Pipeline Integration with Size Tracking

# HARDENED: Build with vulnerability scan and size tracking
jobs:
  build:
    runs-on: ubuntu-latest
    outputs:
      image-digest: ${{ steps.build.outputs.digest }}
      image-size: ${{ steps.size.outputs.bytes }}
    steps:
      - uses: actions/checkout@v4

      - uses: docker/login-action@v3
        with:
          registry: ghcr.io
          username: ${{ github.actor }}
          password: ${{ secrets.GITHUB_TOKEN }}

      - name: Build and push
        id: build
        uses: docker/build-push-action@v6
        with:
          context: .
          push: true
          tags: ghcr.io/acme/catalog-service:${{ github.sha }}
          cache-from: type=gha
          cache-to: type=gha,mode=max

      - name: Track image size
        id: size
        run: |
          size=$(docker inspect ghcr.io/acme/catalog-service:${{ github.sha }} --format='{{.Size}}')
          size_mb=$((size / 1024 / 1024))
          echo "bytes=$size" >> $GITHUB_OUTPUT
          echo "## Image Size" >> $GITHUB_STEP_SUMMARY
          echo "**${size_mb} MB**" >> $GITHUB_STEP_SUMMARY

  scan:
    runs-on: ubuntu-latest
    needs: [build]
    steps:
      - name: Trivy vulnerability scan
        uses: aquasecurity/trivy-action@master
        with:
          image-ref: ghcr.io/acme/catalog-service@${{ needs.build.outputs.image-digest }}
          exit-code: 1
          severity: CRITICAL,HIGH
          format: table

The Gate

Two gates:

  1. Trivy scan blocks the pipeline on CRITICAL or HIGH vulnerabilities in the image. This catches vulnerable OS packages in the base image and vulnerable language dependencies.

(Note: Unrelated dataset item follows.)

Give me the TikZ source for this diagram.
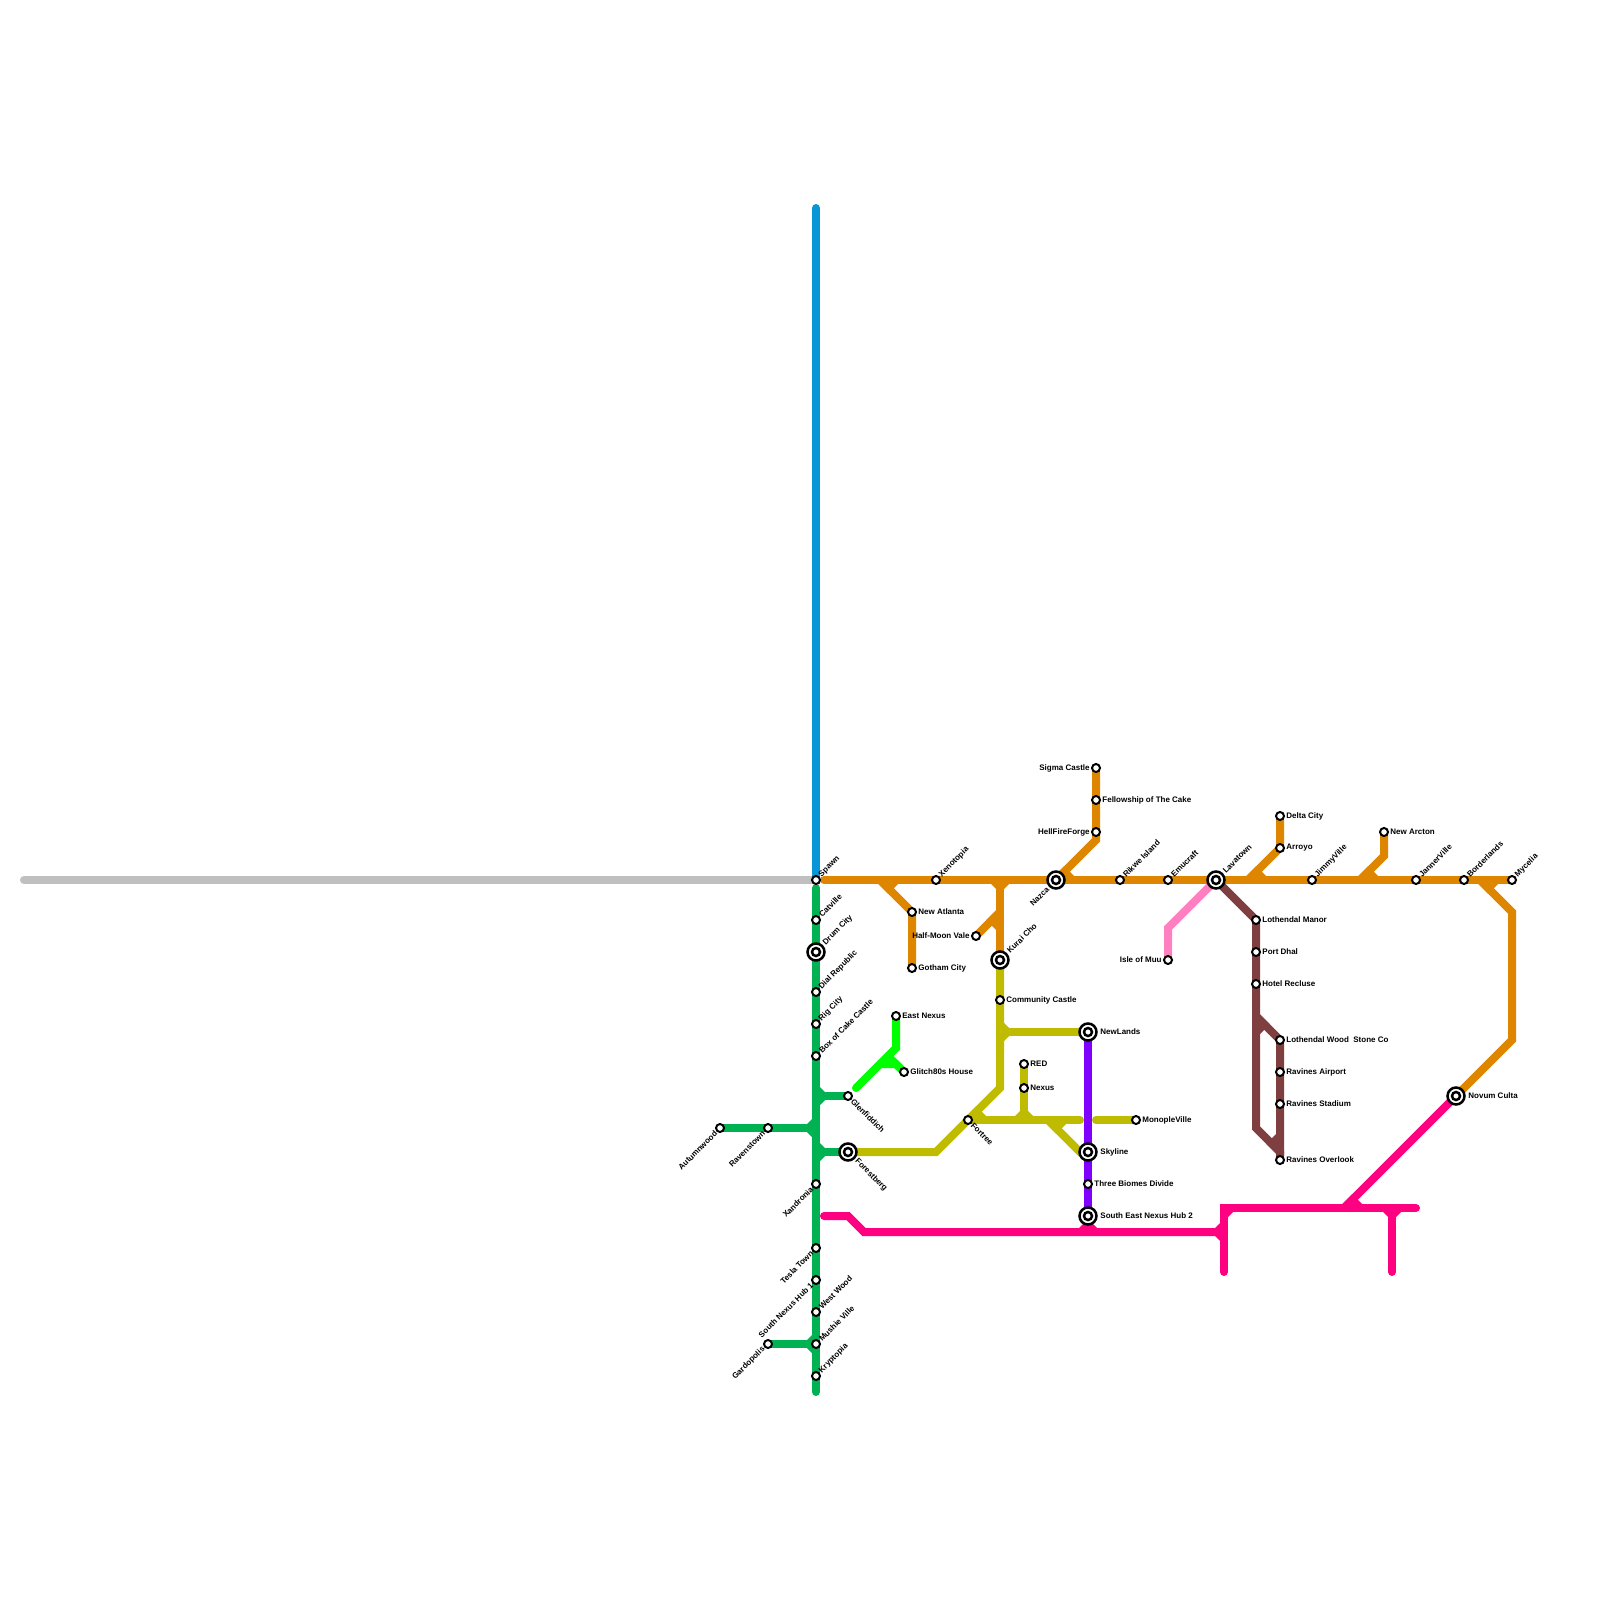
\documentclass[tikz,border=0pt]{standalone}
\usepackage{fontspec}
\setmainfont{Liberation Sans}
\usepackage{xcolor}
\usetikzlibrary{backgrounds}
\definecolor{LineGrey}{HTML}{BFBFBF}
\definecolor{LineBlue}{HTML}{0896D7}
\definecolor{LineGreen}{HTML}{00B251}
\definecolor{LineLime}{HTML}{00FF00}
\definecolor{LineOrange}{HTML}{DF8600}
\definecolor{LineOlive}{HTML}{BFBB00}
\definecolor{LinePurple}{HTML}{8000FF}
\definecolor{LineHot}{HTML}{FF0080}
\definecolor{LinePink}{HTML}{FF80C0}
\definecolor{LineBrown}{HTML}{7F3F41}
\tikzset{
  route/.style={line width=4pt,line cap=round},
  stop/.style={circle,draw=black,fill=white,line width=1pt,minimum size=4pt,inner sep=0pt,outer sep=0pt},
  hubring/.style={circle,draw=black,fill=white,line width=1.25pt,minimum size=8.5pt,inner sep=0pt,outer sep=0pt},
  hubcore/.style={circle,draw=black,fill=white,line width=1.25pt,minimum size=4pt,inner sep=0pt,outer sep=0pt},
  lbl/.style={font=\fontsize{4pt}{4.8pt}\selectfont\bfseries,inner sep=0pt,text=black},
  lblE/.style={lbl,anchor=west,xshift=3pt},
  lblW/.style={lbl,anchor=east,xshift=-3pt},
  lblNE/.style={lbl,xshift=2pt,yshift=2pt,rotate=45,anchor=west},
  lblSE/.style={lbl,xshift=2pt,yshift=-2pt,rotate=-45,anchor=west},
  lblSW/.style={lbl,xshift=-2pt,yshift=-2pt,rotate=45,anchor=east},
  lblHE/.style={lbl,anchor=west,xshift=6pt},
  lblHNE/.style={lbl,xshift=4pt,yshift=4pt,rotate=45,anchor=west},
  lblHSE/.style={lbl,xshift=4pt,yshift=-4pt,rotate=-45,anchor=west},
  lblHSW/.style={lbl,xshift=-4pt,yshift=-4pt,rotate=45,anchor=east},
}
\begin{document}
\begin{tikzpicture}[x=0.5pt,y=-0.5pt]
  \useasboundingbox (0,0) rectangle (1600,1600);
  % interchange stations
  \foreach \name/\x/\y/\side/\txt in {
    DrumCity/816/952/lblHNE/Drum City, Forestberg/848/1152/lblHSE/Forestberg,
    KuraiCho/1000/960/lblHNE/Kurai Cho, Nazca/1056/880/lblHSW/Nazca,
    Lavatown/1216/880/lblHNE/Lavatown, NewLands/1088/1032/lblHE/NewLands,
    Skyline/1088/1152/lblHE/Skyline, SouthEastHub/1088/1216/lblHE/South East Nexus Hub 2,
    NovumCulta/1456/1096/lblHE/Novum Culta}{
    \node[hubring] (\name Ring) at (\x,\y) {};
    \node[hubcore] (\name) at (\x,\y) {};
    \node[\side] (\name Lbl) at (\x,\y) {\txt};
  }
  % plain stations
  \foreach \name/\x/\y/\side/\txt in {
    Spawn/816/880/lblNE/Spawn, Catville/816/920/lblNE/Catville,
    DialRepublic/816/992/lblNE/Dial Republic, RigCity/816/1024/lblNE/Rig City,
    BoxCake/816/1056/lblNE/Box of Cake Castle, Glenfiddich/848/1096/lblSE/Glenfiddich,
    Autumnwood/720/1128/lblSW/Autumnwood, Ravenstown/768/1128/lblSW/Ravenstown,
    Xandronia/816/1184/lblSW/Xandronia, TeslaTown/816/1248/lblSW/Tesla Town,
    SouthHub/816/1280/lblSW/South Nexus Hub 1, WestWood/816/1312/lblNE/West Wood,
    MushieVille/816/1344/lblNE/Mushie Ville, Kryptopia/816/1376/lblNE/Kryptopia,
    Gardopolis/768/1344/lblSW/Gardopolis,
    NewAtlanta/912/912/lblE/New Atlanta, GothamCity/912/968/lblE/Gotham City,
    HalfMoon/976/936/lblW/Half-Moon Vale, Xenotopia/936/880/lblNE/Xenotopia,
    Community/1000/1000/lblE/Community Castle, EastNexus/896/1016/lblE/East Nexus,
    Glitch/904/1072/lblE/Glitch80s House, Fortree/968/1120/lblSE/Fortree,
    Red/1024/1064/lblE/RED, Nexus/1024/1088/lblE/Nexus,
    ThreeBiomes/1088/1184/lblE/Three Biomes Divide, Monople/1136/1120/lblE/MonopleVille,
    Sigma/1096/768/lblW/Sigma Castle, Fellowship/1096/800/lblE/Fellowship of The Cake,
    HellFire/1096/832/lblW/HellFireForge, Rikwe/1120/880/lblNE/Rikwe Island,
    Emucraft/1168/880/lblNE/Emucraft, IsleMuu/1168/960/lblW/Isle of Muu,
    DeltaCity/1280/816/lblE/Delta City, Arroyo/1280/848/lblE/Arroyo,
    JimmyVille/1312/880/lblNE/JimmyVille, NewArcton/1384/832/lblE/New Arcton,
    JannerVille/1416/880/lblNE/JannerVille, Borderlands/1464/880/lblNE/Borderlands,
    Mycelia/1512/880/lblNE/Mycelia, LothManor/1256/920/lblE/Lothendal Manor,
    PortDhal/1256/952/lblE/Port Dhal, HotelRecluse/1256/984/lblE/Hotel Recluse,
    LothWood/1280/1040/lblE/Lothendal Wood\ \ Stone Co, RavAirport/1280/1072/lblE/Ravines Airport,
    RavStadium/1280/1104/lblE/Ravines Stadium, RavOverlook/1280/1160/lblE/Ravines Overlook}{
    \node[stop] (\name) at (\x,\y) {};
    \node[\side] (\name Lbl) at (\x,\y) {\txt};
  }
  % bends and free ends
  \foreach \name/\x/\y in {
    GreyEnd/24/880, BlueEnd/816/208, GreenTop/816/888, GreenEnd/816/1392,
    GreenGlen/816/1096, GreenWest/816/1128, GreenFor/816/1152, GreenGard/816/1344,
    LimeEnd/856/1088, LimeBend/896/1048, LimeFork/880/1064, LimeKink/896/1064, LimeNotch/888/1056,
    OrangeTop/824/880, OrangeAtl/880/880, OrangeKurai/1000/880, OrangeHalf/1000/912,
    OrangeHell/1096/840, OrangeArroyo/1248/880, OrangeArcton/1360/880, OrangeBendA/1384/856,
    OrangeSide/1480/880, OrangeBendB/1512/912, OrangeBendC/1512/1040,
    OliveBendA/936/1152, OliveBendB/1000/1088, OliveFork/1000/1032, OliveEnd/1080/1120,
    OliveMid/1024/1120, OliveSky/1048/1120, OliveBendC/1080/1152, OliveStart/1096/1120,
    PinkBend/1168/928, BrownFork/1256/1016, BrownBendA/1256/1128, BrownBendB/1280/1152,
    HotStart/824/1216, HotBendA/848/1216, HotBendB/864/1232, HotFork/1224/1232,
    HotCorner/1224/1208, HotFoot/1224/1272, HotEnd/1416/1208, HotLeg/1392/1208,
    HotLegFoot/1392/1272, HotDiag/1344/1208}{
    \coordinate (\name) at (\x,\y);
  }
  \begin{scope}[on background layer]
    \draw[route,LineGrey] (GreyEnd) -- (Spawn);
    \draw[route,LineBlue] (BlueEnd) -- (Spawn);
    \draw[route,LinePink] (Lavatown) -- (PinkBend) -- (IsleMuu);
    \draw[route,LineBrown] (Lavatown) -- (LothManor) -- (BrownBendA) -- (BrownBendB) -- (RavOverlook);
    \draw[route,LineBrown] (BrownFork) -- (LothWood) -- (RavOverlook);
    \draw[route,LineGreen] (GreenTop) -- (GreenEnd);
    \draw[route,LineGreen] (GreenGlen) -- (Glenfiddich);
    \draw[route,LineGreen] (Autumnwood) -- (GreenWest);
    \draw[route,LineGreen] (GreenFor) -- (Forestberg);
    \draw[route,LineGreen] (Gardopolis) -- (GreenGard);
    \draw[route,LineLime] (EastNexus) -- (LimeBend) -- (LimeEnd);
    \draw[route,LineLime] (LimeFork) -- (LimeKink) -- (Glitch);
    \draw[route,LineLime] (LimeNotch) -- (Glitch);
    \draw[route,LinePurple] (NewLands) -- (SouthEastHub);
    \draw[route,LineOlive] (Forestberg) -- (OliveBendA) -- (OliveBendB) -- (KuraiCho);
    \draw[route,LineOlive] (OliveFork) -- (NewLands);
    \draw[route,LineOlive] (Fortree) -- (OliveEnd);
    \draw[route,LineOlive] (Red) -- (OliveMid);
    \draw[route,LineOlive] (OliveSky) -- (OliveBendC) -- (Skyline);
    \draw[route,LineOlive] (OliveStart) -- (Monople);
    \draw[route,LineHot] (HotStart) -- (HotBendA) -- (HotBendB) -- (HotFork);
    \draw[route,LineHot] (HotEnd) -- (HotCorner) -- (HotFoot);
    \draw[route,LineHot] (HotLeg) -- (HotLegFoot);
    \draw[route,LineHot] (HotDiag) -- (NovumCulta);
    \draw[route,LineOrange] (OrangeTop) -- (Mycelia);
    \draw[route,LineOrange] (OrangeAtl) -- (NewAtlanta) -- (GothamCity);
    \draw[route,LineOrange] (OrangeKurai) -- (KuraiCho);
    \draw[route,LineOrange] (HalfMoon) -- (OrangeHalf);
    \draw[route,LineOrange] (Nazca) -- (OrangeHell) -- (Sigma);
    \draw[route,LineOrange] (OrangeArroyo) -- (Arroyo) -- (DeltaCity);
    \draw[route,LineOrange] (OrangeArcton) -- (OrangeBendA) -- (NewArcton);
    \draw[route,LineOrange] (OrangeSide) -- (OrangeBendB) -- (OrangeBendC) -- (NovumCulta);
    % wedges where a branch leaves at a right angle
    \foreach \col/\x/\y/\turn in {
      LineGreen/816/1096/90, LineGreen/816/1152/90, LineGreen/816/1128/-90, LineGreen/816/1344/-90,
      LineOrange/1000/880/0, LineOlive/1000/1032/90, LineOlive/1024/1120/180,
      LineHot/1224/1232/-90, LineHot/1392/1208/0, LineHot/1088/1232/180}{
      \fill[\col,shift={(\x,\y)},rotate=\turn] (-13,0) -- (13,0) -- (0,13) -- cycle;
    }
    \fill[LineHot] (HotCorner) -- ++(13,0) -- ++(-13,13) -- cycle;
    % wedges where a branch leaves on the diagonal
    \foreach \col/\x/\y/\turn/\flip in {
      LineOrange/880/880/0/1, LineOrange/1480/880/0/1, LineOrange/1056/880/0/-1,
      LineOrange/1248/880/0/-1, LineOrange/1360/880/0/-1, LineOrange/1000/912/-90/1,
      LineOlive/968/1120/0/-1, LineOlive/1048/1120/0/1, LineHot/1344/1208/0/-1,
      LineBrown/1256/1016/-90/-1, LineBrown/1280/1152/90/-1}{
      \fill[\col,shift={(\x,\y)},rotate=\turn,yscale=\flip] (-5.7,0) -- (22,0) -- (8.2,13.8) -- cycle;
    }
  \end{scope}
\end{tikzpicture}
\end{document}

  2. Image size tracking is observability, not a gate. But it can become a gate: if the image size exceeds a threshold (e.g., 300 MB for the catalog service), the pipeline fails. This prevents accidental inclusion of dev dependencies or build tools in the production image.

- name: Check image size limit
  run: |
    max_size=$((300 * 1024 * 1024))  # 300 MB
    if [ "${{ steps.size.outputs.bytes }}" -gt "$max_size" ]; then
      echo "::error::Image size ${{ steps.size.outputs.bytes }} exceeds limit of $max_size"
      exit 1
    fi

The Recovery

When a vulnerability scan blocks the build:

  1. Base image CVE: Update the FROM digest to a patched version. Run docker pull node:20-slim to get the latest, then extract the new digest for pinning.

  2. Application dependency CVE: Update the dependency, regenerate the lock file, rebuild. The multi-stage build ensures only production dependencies appear in the final image.

  3. Stuck on a CVE with no fix: Add to Trivy’s ignore list with justification. Set a calendar reminder to check again when the upstream fix is released. Never leave an ignored CVE without a review date.